_Written instruction_: Without the pictures, write out all the lines below exactly as they appear.

** START Material provided **

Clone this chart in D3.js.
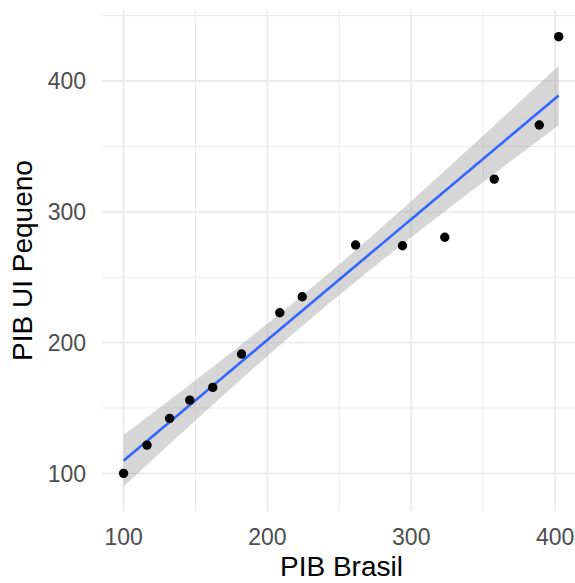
<!DOCTYPE html>
<html>
<head>
<meta charset="utf-8">
<script src="https://cdn.jsdelivr.net/npm/d3@7"></script>
<style>
	body { margin: 0; background: #fff; }
	svg { display: block; font-family: "Liberation Sans", Arial, sans-serif; }
</style>
</head>
<body>
<svg id="chart" width="575" height="583"></svg>
<script>
	'use strict';

	//data
	var pibBrasil = [100, 116.3, 132, 146, 162, 182, 208.6, 224.2, 261.3, 293.9, 323.3, 357.7, 389, 402.5],
		pibPequeno = [100, 121.6, 142, 156, 165.7, 191.2, 222.8, 235, 274.6, 274, 280.5, 325, 366.4, 433.9],
		xTicks = [100, 200, 300, 400],
		xMinor = [150, 250, 350],
		yTicks = [100, 200, 300, 400],
		yMinor = [150, 250, 350, 450],
		xTitle = 'PIB Brasil',
		yTitle = 'PIB UI Pequeno',
		tCrit = 2.1788; //t(0.975, df = 12)

	var svg = d3.select('#chart'),
		x = d3.scaleLinear().domain([85, 418]).range([102, 581]),
		y = d3.scaleLinear().domain([71.2, 454.3]).range([511, 10]);

	//linear model, same as geom_smooth(method = 'lm')
	var n = pibBrasil.length,
		mx = d3.mean(pibBrasil),
		my = d3.mean(pibPequeno),
		sxx = d3.sum(pibBrasil, function(v) { return (v - mx) * (v - mx); }),
		sxy = d3.sum(pibBrasil, function(v, i) { return (v - mx) * (pibPequeno[i] - my); }),
		slope = sxy / sxx,
		icpt = my - slope * mx,
		sse = d3.sum(pibBrasil, function(v, i) {
			var r = pibPequeno[i] - (icpt + slope * v);
			return r * r;
		}),
		s = Math.sqrt(sse / (n - 2)),
		xMin = d3.min(pibBrasil),
		xMax = d3.max(pibBrasil);

	var fit = d3.range(80).map(function(i) {
		var xv = xMin + (xMax - xMin) * i / 79,
			yv = icpt + slope * xv,
			se = s * Math.sqrt(1 / n + (xv - mx) * (xv - mx) / sxx);
		return { x: xv, y: yv, lo: yv - tCrit * se, hi: yv + tCrit * se };
	});

	//grid
	var grid = svg.append('g');
	grid.selectAll('.vmin').data(xMinor).enter().append('line')
		.attr('x1', x).attr('x2', x).attr('y1', y.range()[0]).attr('y2', y.range()[1])
		.attr('stroke', '#ebebeb').attr('stroke-width', 1);
	grid.selectAll('.hmin').data(yMinor).enter().append('line')
		.attr('y1', y).attr('y2', y).attr('x1', x.range()[0]).attr('x2', x.range()[1])
		.attr('stroke', '#ebebeb').attr('stroke-width', 1);
	grid.selectAll('.vmaj').data(xTicks).enter().append('line')
		.attr('x1', x).attr('x2', x).attr('y1', y.range()[0]).attr('y2', y.range()[1])
		.attr('stroke', '#ebebeb').attr('stroke-width', 1.8);
	grid.selectAll('.hmaj').data(yTicks).enter().append('line')
		.attr('y1', y).attr('y2', y).attr('x1', x.range()[0]).attr('x2', x.range()[1])
		.attr('stroke', '#ebebeb').attr('stroke-width', 1.8);

	//ribbon + line
	svg.append('path')
		.datum(fit)
		.attr('d', d3.area()
			.x(function(d) { return x(d.x); })
			.y0(function(d) { return y(d.lo); })
			.y1(function(d) { return y(d.hi); }))
		.attr('fill', '#999999')
		.attr('fill-opacity', 0.4);

	svg.append('path')
		.datum(fit)
		.attr('d', d3.line()
			.x(function(d) { return x(d.x); })
			.y(function(d) { return y(d.y); }))
		.attr('fill', 'none')
		.attr('stroke', '#3366ff')
		.attr('stroke-width', 2.6);

	//points
	svg.append('g').selectAll('circle')
		.data(pibBrasil)
		.enter().append('circle')
		.attr('cx', function(d) { return x(d); })
		.attr('cy', function(d, i) { return y(pibPequeno[i]); })
		.attr('r', 4.7)
		.attr('fill', '#000');

	//tick labels
	svg.append('g').selectAll('text')
		.data(xTicks)
		.enter().append('text')
		.attr('x', x)
		.attr('y', 545)
		.attr('text-anchor', 'middle')
		.attr('font-size', 23)
		.attr('fill', '#4d4d4d')
		.text(function(d) { return d; });

	svg.append('g').selectAll('text')
		.data(yTicks)
		.enter().append('text')
		.attr('x', 86)
		.attr('y', y)
		.attr('dy', '0.36em')
		.attr('text-anchor', 'end')
		.attr('font-size', 23)
		.attr('fill', '#4d4d4d')
		.text(function(d) { return d; });

	//axis titles
	svg.append('text')
		.attr('x', (x.range()[0] + x.range()[1]) / 2)
		.attr('y', 576)
		.attr('text-anchor', 'middle')
		.attr('font-size', 28)
		.attr('fill', '#000')
		.text(xTitle);

	svg.append('text')
		.attr('transform', 'translate(32,' + ((y.range()[0] + y.range()[1]) / 2) + ') rotate(-90)')
		.attr('text-anchor', 'middle')
		.attr('font-size', 28)
		.attr('fill', '#000')
		.text(yTitle);
</script>
</body>
</html>
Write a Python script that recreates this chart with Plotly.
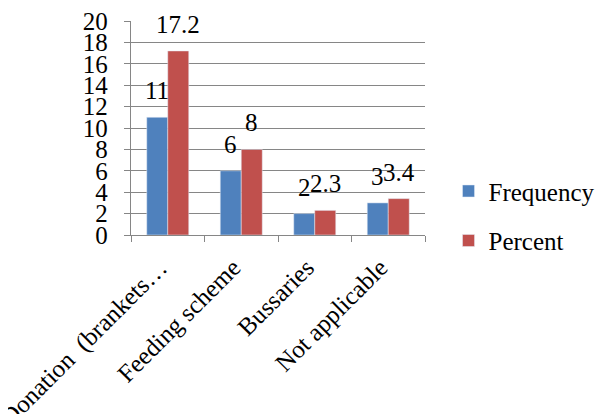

** END Material provided **

_Problem solution_:
Clone this chart in D3.js.
<!DOCTYPE html>
<html>
<head>
<meta charset="utf-8">
<script src="https://cdn.jsdelivr.net/npm/d3@7"></script>
<style>
	body { margin: 0; background: #fff; }
	svg { display: block; font-family: "Liberation Sans", Arial, sans-serif; }
</style>
</head>
<body>
<svg id="chart" width="575" height="583"></svg>
<script>
	'use strict';

	//data
	var pibBrasil = [100, 116.3, 132, 146, 162, 182, 208.6, 224.2, 261.3, 293.9, 323.3, 357.7, 389, 402.5],
		pibPequeno = [100, 121.6, 142, 156, 165.7, 191.2, 222.8, 235, 274.6, 274, 280.5, 325, 366.4, 433.9],
		xTicks = [100, 200, 300, 400],
		xMinor = [150, 250, 350],
		yTicks = [100, 200, 300, 400],
		yMinor = [150, 250, 350, 450],
		xTitle = 'PIB Brasil',
		yTitle = 'PIB UI Pequeno',
		tCrit = 2.1788; //t(0.975, df = 12)

	var svg = d3.select('#chart'),
		x = d3.scaleLinear().domain([85, 418]).range([102, 581]),
		y = d3.scaleLinear().domain([71.2, 454.3]).range([511, 10]);

	//linear model, same as geom_smooth(method = 'lm')
	var n = pibBrasil.length,
		mx = d3.mean(pibBrasil),
		my = d3.mean(pibPequeno),
		sxx = d3.sum(pibBrasil, function(v) { return (v - mx) * (v - mx); }),
		sxy = d3.sum(pibBrasil, function(v, i) { return (v - mx) * (pibPequeno[i] - my); }),
		slope = sxy / sxx,
		icpt = my - slope * mx,
		sse = d3.sum(pibBrasil, function(v, i) {
			var r = pibPequeno[i] - (icpt + slope * v);
			return r * r;
		}),
		s = Math.sqrt(sse / (n - 2)),
		xMin = d3.min(pibBrasil),
		xMax = d3.max(pibBrasil);

	var fit = d3.range(80).map(function(i) {
		var xv = xMin + (xMax - xMin) * i / 79,
			yv = icpt + slope * xv,
			se = s * Math.sqrt(1 / n + (xv - mx) * (xv - mx) / sxx);
		return { x: xv, y: yv, lo: yv - tCrit * se, hi: yv + tCrit * se };
	});

	//grid
	var grid = svg.append('g');
	grid.selectAll('.vmin').data(xMinor).enter().append('line')
		.attr('x1', x).attr('x2', x).attr('y1', y.range()[0]).attr('y2', y.range()[1])
		.attr('stroke', '#ebebeb').attr('stroke-width', 1);
	grid.selectAll('.hmin').data(yMinor).enter().append('line')
		.attr('y1', y).attr('y2', y).attr('x1', x.range()[0]).attr('x2', x.range()[1])
		.attr('stroke', '#ebebeb').attr('stroke-width', 1);
	grid.selectAll('.vmaj').data(xTicks).enter().append('line')
		.attr('x1', x).attr('x2', x).attr('y1', y.range()[0]).attr('y2', y.range()[1])
		.attr('stroke', '#ebebeb').attr('stroke-width', 1.8);
	grid.selectAll('.hmaj').data(yTicks).enter().append('line')
		.attr('y1', y).attr('y2', y).attr('x1', x.range()[0]).attr('x2', x.range()[1])
		.attr('stroke', '#ebebeb').attr('stroke-width', 1.8);

	//ribbon + line
	svg.append('path')
		.datum(fit)
		.attr('d', d3.area()
			.x(function(d) { return x(d.x); })
			.y0(function(d) { return y(d.lo); })
			.y1(function(d) { return y(d.hi); }))
		.attr('fill', '#999999')
		.attr('fill-opacity', 0.4);

	svg.append('path')
		.datum(fit)
		.attr('d', d3.line()
			.x(function(d) { return x(d.x); })
			.y(function(d) { return y(d.y); }))
		.attr('fill', 'none')
		.attr('stroke', '#3366ff')
		.attr('stroke-width', 2.6);

	//points
	svg.append('g').selectAll('circle')
		.data(pibBrasil)
		.enter().append('circle')
		.attr('cx', function(d) { return x(d); })
		.attr('cy', function(d, i) { return y(pibPequeno[i]); })
		.attr('r', 4.7)
		.attr('fill', '#000');

	//tick labels
	svg.append('g').selectAll('text')
		.data(xTicks)
		.enter().append('text')
		.attr('x', x)
		.attr('y', 545)
		.attr('text-anchor', 'middle')
		.attr('font-size', 23)
		.attr('fill', '#4d4d4d')
		.text(function(d) { return d; });

	svg.append('g').selectAll('text')
		.data(yTicks)
		.enter().append('text')
		.attr('x', 86)
		.attr('y', y)
		.attr('dy', '0.36em')
		.attr('text-anchor', 'end')
		.attr('font-size', 23)
		.attr('fill', '#4d4d4d')
		.text(function(d) { return d; });

	//axis titles
	svg.append('text')
		.attr('x', (x.range()[0] + x.range()[1]) / 2)
		.attr('y', 576)
		.attr('text-anchor', 'middle')
		.attr('font-size', 28)
		.attr('fill', '#000')
		.text(xTitle);

	svg.append('text')
		.attr('transform', 'translate(32,' + ((y.range()[0] + y.range()[1]) / 2) + ') rotate(-90)')
		.attr('text-anchor', 'middle')
		.attr('font-size', 28)
		.attr('fill', '#000')
		.text(yTitle);
</script>
</body>
</html>
Write a Python script that recreates this chart with Plotly.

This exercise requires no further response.